■ Objective: Copy the data below exactly, omitting any picture it contains.
** Start Source excerpt **
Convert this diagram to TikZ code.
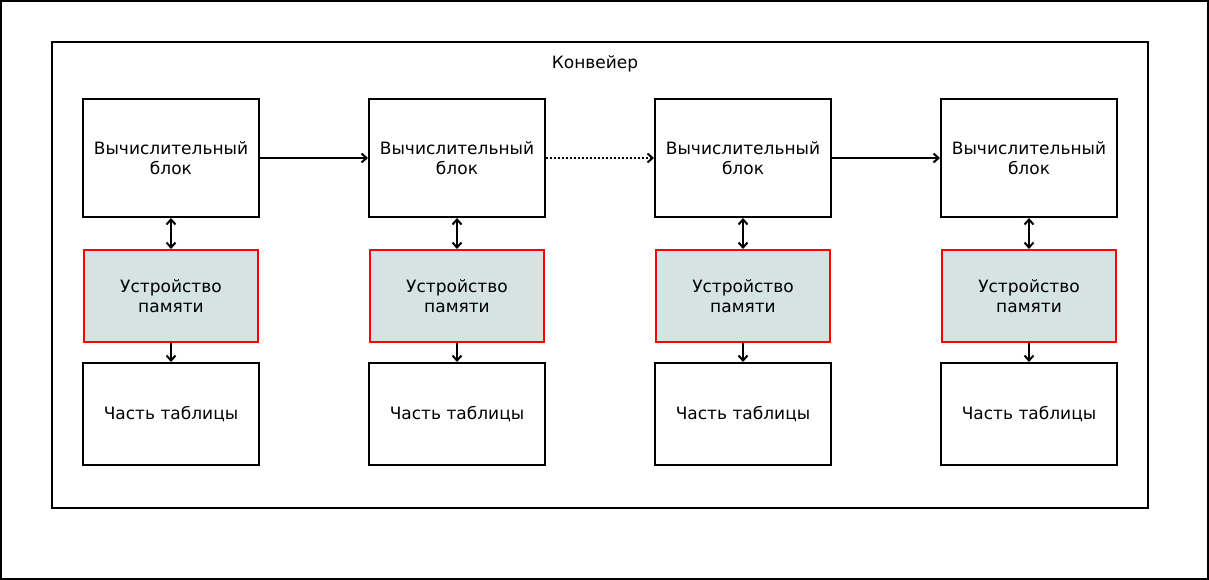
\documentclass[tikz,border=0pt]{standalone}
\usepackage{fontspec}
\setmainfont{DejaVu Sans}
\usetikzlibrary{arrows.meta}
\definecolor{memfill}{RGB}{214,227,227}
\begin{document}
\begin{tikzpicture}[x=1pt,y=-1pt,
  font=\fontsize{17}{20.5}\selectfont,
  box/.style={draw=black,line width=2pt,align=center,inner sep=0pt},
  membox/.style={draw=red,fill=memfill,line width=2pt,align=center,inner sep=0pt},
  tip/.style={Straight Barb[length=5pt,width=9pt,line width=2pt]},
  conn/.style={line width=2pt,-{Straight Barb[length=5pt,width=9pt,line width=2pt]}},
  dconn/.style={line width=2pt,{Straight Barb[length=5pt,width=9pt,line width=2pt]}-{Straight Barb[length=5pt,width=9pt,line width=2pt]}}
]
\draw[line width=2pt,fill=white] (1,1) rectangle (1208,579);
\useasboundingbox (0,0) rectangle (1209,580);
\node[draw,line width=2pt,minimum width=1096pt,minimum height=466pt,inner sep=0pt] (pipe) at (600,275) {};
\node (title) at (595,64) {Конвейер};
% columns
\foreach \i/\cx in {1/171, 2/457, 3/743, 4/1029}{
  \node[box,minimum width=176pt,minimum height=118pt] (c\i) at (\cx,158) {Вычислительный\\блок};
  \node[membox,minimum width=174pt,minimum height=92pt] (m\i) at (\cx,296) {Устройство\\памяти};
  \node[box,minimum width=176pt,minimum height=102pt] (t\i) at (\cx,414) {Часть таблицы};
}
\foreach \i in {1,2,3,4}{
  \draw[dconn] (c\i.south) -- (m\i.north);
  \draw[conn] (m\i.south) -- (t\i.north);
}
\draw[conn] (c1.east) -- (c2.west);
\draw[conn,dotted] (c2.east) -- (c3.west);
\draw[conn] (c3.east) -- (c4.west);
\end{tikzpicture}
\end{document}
** End Source excerpt **
■ Task result:
Convert this diagram to TikZ code.
\documentclass[tikz,border=0pt]{standalone}
\usepackage{fontspec}
\setmainfont{DejaVu Sans}
\usetikzlibrary{arrows.meta}
\definecolor{memfill}{RGB}{214,227,227}
\begin{document}
\begin{tikzpicture}[x=1pt,y=-1pt,
  font=\fontsize{17}{20.5}\selectfont,
  box/.style={draw=black,line width=2pt,align=center,inner sep=0pt},
  membox/.style={draw=red,fill=memfill,line width=2pt,align=center,inner sep=0pt},
  tip/.style={Straight Barb[length=5pt,width=9pt,line width=2pt]},
  conn/.style={line width=2pt,-{Straight Barb[length=5pt,width=9pt,line width=2pt]}},
  dconn/.style={line width=2pt,{Straight Barb[length=5pt,width=9pt,line width=2pt]}-{Straight Barb[length=5pt,width=9pt,line width=2pt]}}
]
\draw[line width=2pt,fill=white] (1,1) rectangle (1208,579);
\useasboundingbox (0,0) rectangle (1209,580);
\node[draw,line width=2pt,minimum width=1096pt,minimum height=466pt,inner sep=0pt] (pipe) at (600,275) {};
\node (title) at (595,64) {Конвейер};
% columns
\foreach \i/\cx in {1/171, 2/457, 3/743, 4/1029}{
  \node[box,minimum width=176pt,minimum height=118pt] (c\i) at (\cx,158) {Вычислительный\\блок};
  \node[membox,minimum width=174pt,minimum height=92pt] (m\i) at (\cx,296) {Устройство\\памяти};
  \node[box,minimum width=176pt,minimum height=102pt] (t\i) at (\cx,414) {Часть таблицы};
}
\foreach \i in {1,2,3,4}{
  \draw[dconn] (c\i.south) -- (m\i.north);
  \draw[conn] (m\i.south) -- (t\i.north);
}
\draw[conn] (c1.east) -- (c2.west);
\draw[conn,dotted] (c2.east) -- (c3.west);
\draw[conn] (c3.east) -- (c4.west);
\end{tikzpicture}
\end{document}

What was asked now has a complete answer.